Pression à nulle autre pareille
Celle du Real vaut mille ans d’âge. Et il ne faut pas se tromper. Même le surplus de rage, de volonté, a toutes les chances d’appartenir d’abord aux Madrilènes, qui n’en finissent plus cette saison de faire tourner les matchs au bout du bout sans que personne n’y comprenne rien. Sauf à penser qu’il en va du supplément d’âme, de courage ou d’énergie comme de tout le reste, des qualités techniques jusqu’aux prédispositions physiques en passant par l’intelligence de jeu : un truc qui se paye au prix fort sur le marché des transferts.
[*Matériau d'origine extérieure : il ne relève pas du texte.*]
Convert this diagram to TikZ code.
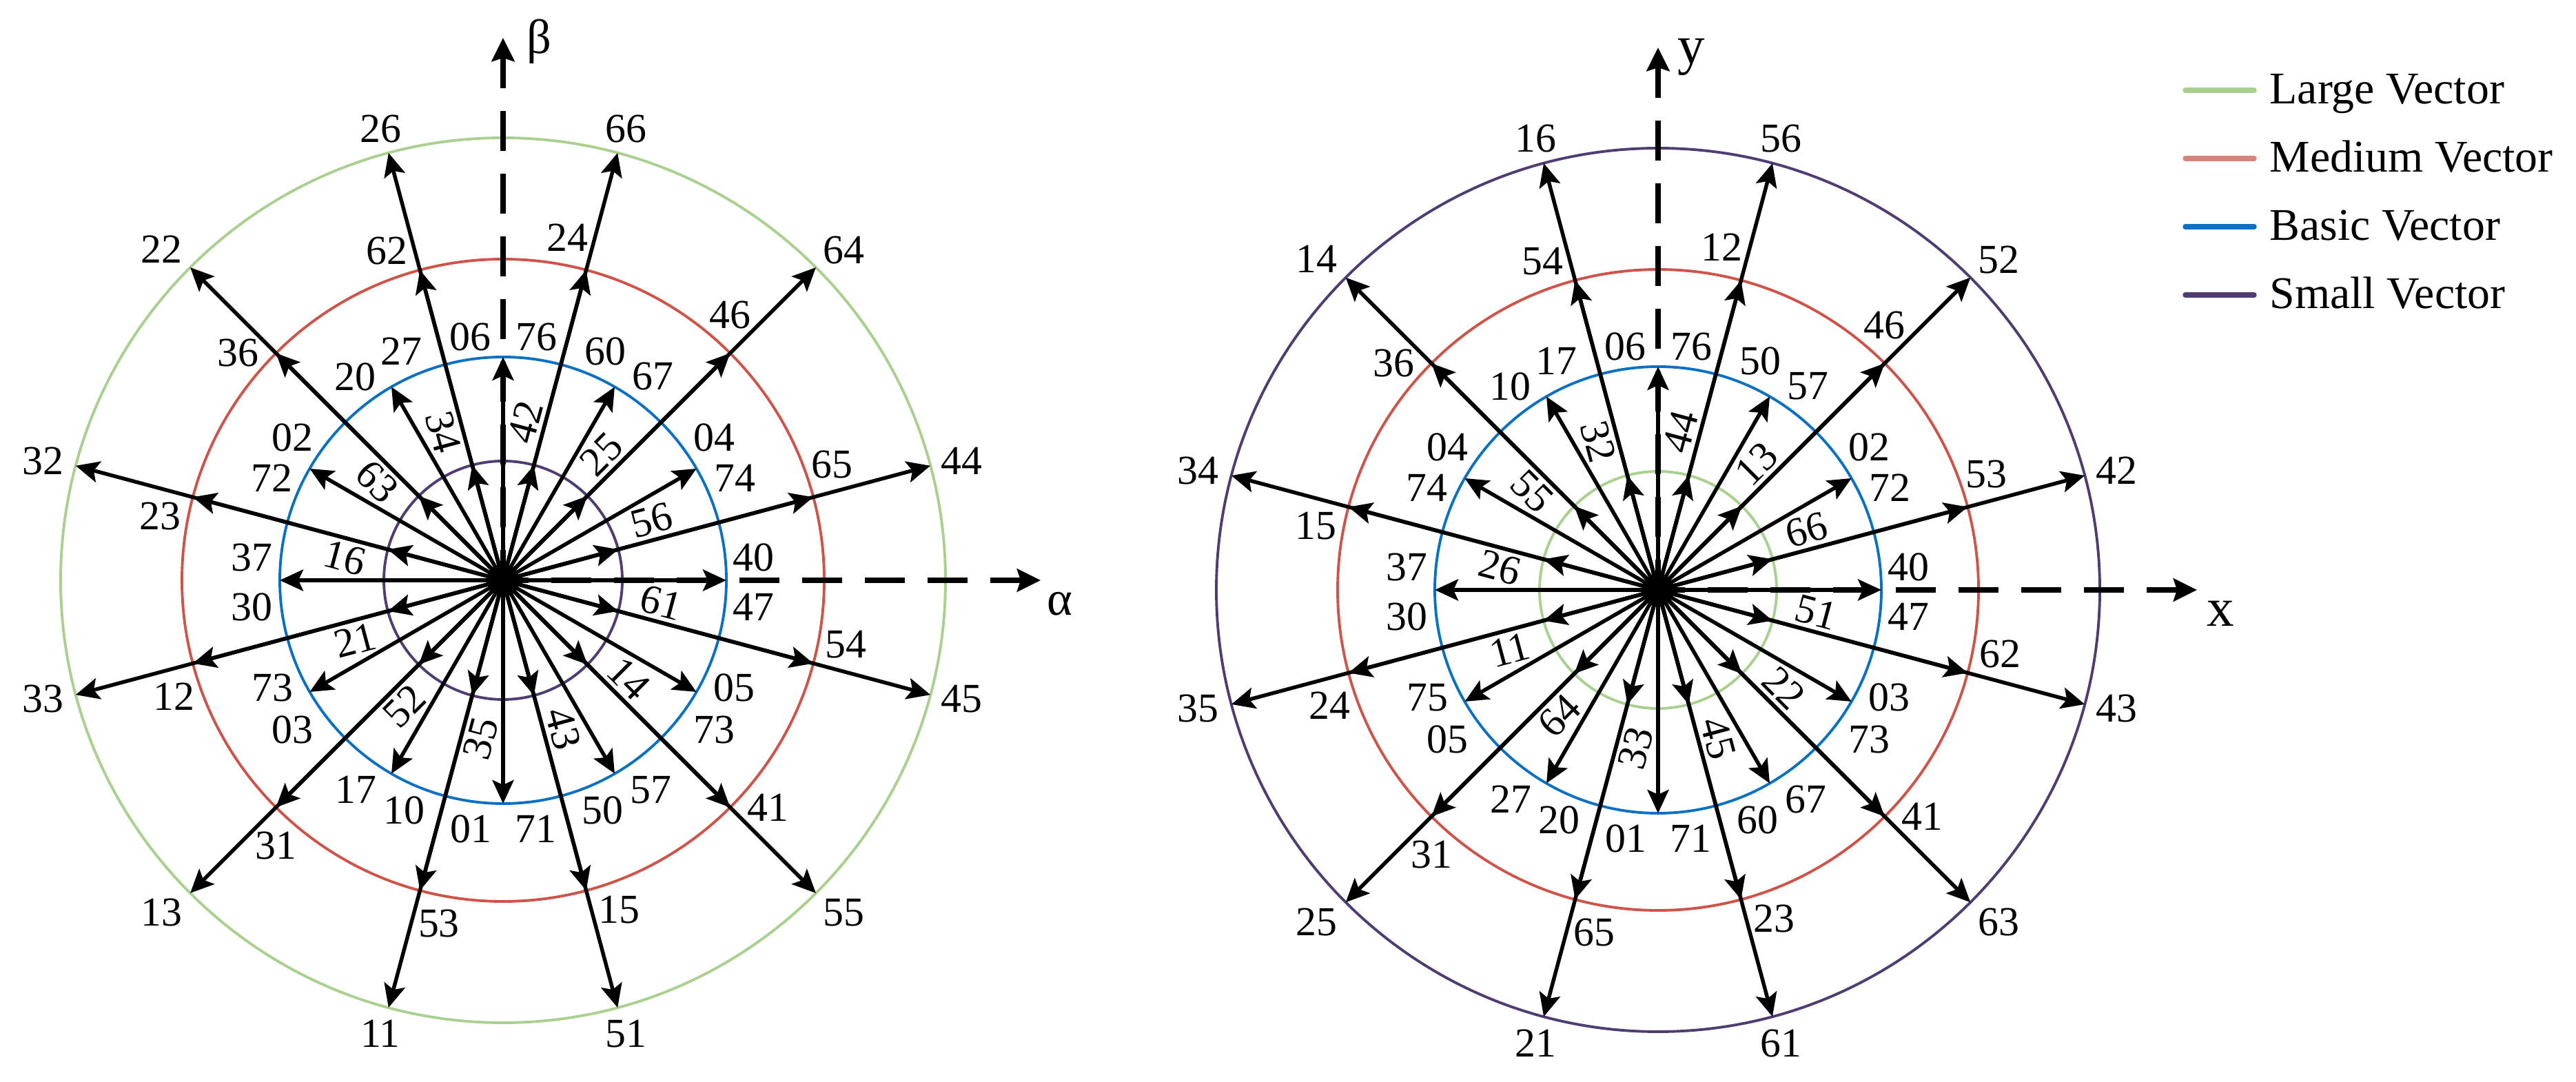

Et qui appartient avant tout aux plus grands joueurs du monde, les Luka Modric, Jude Bellingham et autres Vinicius Júnior, tous millionnaires à 18 ans et n’ayant jamais eu la moindre chance d’emprunter les itinéraires bis d’un Füllkrug.
La cause défendue par les joueurs madrilènes, ce n’est pas le petit peuple du jeu. C’est le club merengue et rien au-delà. Leur moteur, ils l’avaient déjà en arrivant dans la Maison blanche, attisé depuis par une pression à nulle autre pareille, qui a fini par pousser Zinédine Zidane lui-même à jeter l’éponge en 2018, vexé par des remises en causes incessantes alors qu’il entassait les victoires et les titres. Les lignes ont quelque peu bougé cette saison sur le front de la Ligue des champions ; deux clubs de la surpuissante Premier League anglaise au tapis dès le premier tour (sans précédent), un club danois (le FC Copenhague) en huitième de finale, le Paris-SG qui boucle un exercice avec cinq défaites. Le Borussia Dortmund-Real Madrid de samedi dira jusqu’où.